Return only the lines from the top of the data down to the one that holds "return (pix - PL) / plot_w", both included, without any pictures.

▬▬▬

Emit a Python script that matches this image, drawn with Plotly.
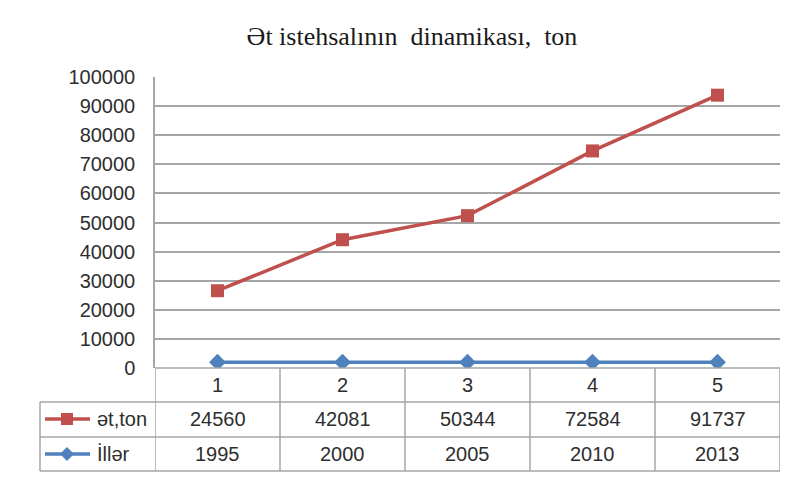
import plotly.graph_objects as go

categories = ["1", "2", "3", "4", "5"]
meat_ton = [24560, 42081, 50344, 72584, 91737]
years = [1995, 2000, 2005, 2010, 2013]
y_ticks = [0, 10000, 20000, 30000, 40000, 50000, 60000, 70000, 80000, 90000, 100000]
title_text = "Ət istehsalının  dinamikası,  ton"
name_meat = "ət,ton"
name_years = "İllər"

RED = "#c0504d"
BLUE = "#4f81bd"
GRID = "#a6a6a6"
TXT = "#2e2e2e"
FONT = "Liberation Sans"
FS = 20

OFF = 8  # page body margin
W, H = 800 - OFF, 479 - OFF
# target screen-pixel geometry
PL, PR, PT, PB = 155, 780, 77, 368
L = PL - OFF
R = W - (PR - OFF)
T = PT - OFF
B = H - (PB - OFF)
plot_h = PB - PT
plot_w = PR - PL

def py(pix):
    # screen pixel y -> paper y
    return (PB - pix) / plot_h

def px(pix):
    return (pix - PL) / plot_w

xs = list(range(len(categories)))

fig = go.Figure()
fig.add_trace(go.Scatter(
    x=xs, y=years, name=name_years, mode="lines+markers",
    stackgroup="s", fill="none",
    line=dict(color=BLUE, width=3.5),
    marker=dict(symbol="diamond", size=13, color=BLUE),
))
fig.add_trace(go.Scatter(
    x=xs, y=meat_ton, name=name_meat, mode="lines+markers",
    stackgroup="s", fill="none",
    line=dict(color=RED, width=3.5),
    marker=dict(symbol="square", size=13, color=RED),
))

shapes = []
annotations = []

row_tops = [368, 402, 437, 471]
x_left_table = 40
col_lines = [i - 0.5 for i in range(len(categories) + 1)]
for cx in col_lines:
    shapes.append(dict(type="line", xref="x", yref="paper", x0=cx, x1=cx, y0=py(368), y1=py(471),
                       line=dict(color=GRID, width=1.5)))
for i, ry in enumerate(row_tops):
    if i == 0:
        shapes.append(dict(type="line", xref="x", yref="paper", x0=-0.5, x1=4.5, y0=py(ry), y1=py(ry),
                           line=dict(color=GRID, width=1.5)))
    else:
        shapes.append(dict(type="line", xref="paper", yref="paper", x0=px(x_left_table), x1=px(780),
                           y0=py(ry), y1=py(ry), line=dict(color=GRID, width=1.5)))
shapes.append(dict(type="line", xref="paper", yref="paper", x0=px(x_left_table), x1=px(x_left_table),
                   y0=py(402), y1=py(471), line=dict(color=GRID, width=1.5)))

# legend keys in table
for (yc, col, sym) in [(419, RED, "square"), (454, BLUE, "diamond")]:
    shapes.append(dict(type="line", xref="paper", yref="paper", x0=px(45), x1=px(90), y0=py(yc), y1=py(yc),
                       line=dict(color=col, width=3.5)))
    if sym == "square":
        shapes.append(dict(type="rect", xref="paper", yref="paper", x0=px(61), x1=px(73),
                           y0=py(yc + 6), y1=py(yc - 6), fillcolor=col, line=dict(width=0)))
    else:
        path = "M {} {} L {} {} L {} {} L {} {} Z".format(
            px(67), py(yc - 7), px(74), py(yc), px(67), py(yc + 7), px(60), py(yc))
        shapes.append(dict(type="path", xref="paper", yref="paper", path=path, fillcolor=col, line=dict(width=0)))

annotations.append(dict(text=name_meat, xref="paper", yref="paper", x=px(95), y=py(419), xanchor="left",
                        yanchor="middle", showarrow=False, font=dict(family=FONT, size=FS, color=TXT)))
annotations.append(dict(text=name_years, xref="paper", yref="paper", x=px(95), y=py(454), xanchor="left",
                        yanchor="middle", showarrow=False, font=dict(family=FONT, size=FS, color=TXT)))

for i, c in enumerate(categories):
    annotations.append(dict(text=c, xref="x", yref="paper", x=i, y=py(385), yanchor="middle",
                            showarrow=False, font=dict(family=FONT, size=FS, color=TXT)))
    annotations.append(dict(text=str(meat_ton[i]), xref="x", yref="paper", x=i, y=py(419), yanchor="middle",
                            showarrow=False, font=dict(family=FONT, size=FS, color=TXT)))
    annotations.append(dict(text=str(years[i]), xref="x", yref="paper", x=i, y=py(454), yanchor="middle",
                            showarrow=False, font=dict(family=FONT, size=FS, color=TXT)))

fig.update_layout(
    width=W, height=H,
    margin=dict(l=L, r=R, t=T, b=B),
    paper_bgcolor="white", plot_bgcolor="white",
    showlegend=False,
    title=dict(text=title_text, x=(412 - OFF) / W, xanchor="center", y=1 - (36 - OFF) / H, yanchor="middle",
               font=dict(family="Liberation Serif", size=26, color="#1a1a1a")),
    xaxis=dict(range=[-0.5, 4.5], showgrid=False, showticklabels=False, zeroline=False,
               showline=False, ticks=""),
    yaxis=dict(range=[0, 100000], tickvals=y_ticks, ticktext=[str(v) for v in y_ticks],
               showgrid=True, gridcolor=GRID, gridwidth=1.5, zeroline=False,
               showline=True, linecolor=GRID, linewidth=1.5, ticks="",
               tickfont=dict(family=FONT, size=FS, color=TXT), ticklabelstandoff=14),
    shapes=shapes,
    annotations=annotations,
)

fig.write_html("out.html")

▬▬▬

The answer
Emit a Python script that matches this image, drawn with Plotly.
import plotly.graph_objects as go

categories = ["1", "2", "3", "4", "5"]
meat_ton = [24560, 42081, 50344, 72584, 91737]
years = [1995, 2000, 2005, 2010, 2013]
y_ticks = [0, 10000, 20000, 30000, 40000, 50000, 60000, 70000, 80000, 90000, 100000]
title_text = "Ət istehsalının  dinamikası,  ton"
name_meat = "ət,ton"
name_years = "İllər"

RED = "#c0504d"
BLUE = "#4f81bd"
GRID = "#a6a6a6"
TXT = "#2e2e2e"
FONT = "Liberation Sans"
FS = 20

OFF = 8  # page body margin
W, H = 800 - OFF, 479 - OFF
# target screen-pixel geometry
PL, PR, PT, PB = 155, 780, 77, 368
L = PL - OFF
R = W - (PR - OFF)
T = PT - OFF
B = H - (PB - OFF)
plot_h = PB - PT
plot_w = PR - PL

def py(pix):
    # screen pixel y -> paper y
    return (PB - pix) / plot_h

def px(pix):
    return (pix - PL) / plot_w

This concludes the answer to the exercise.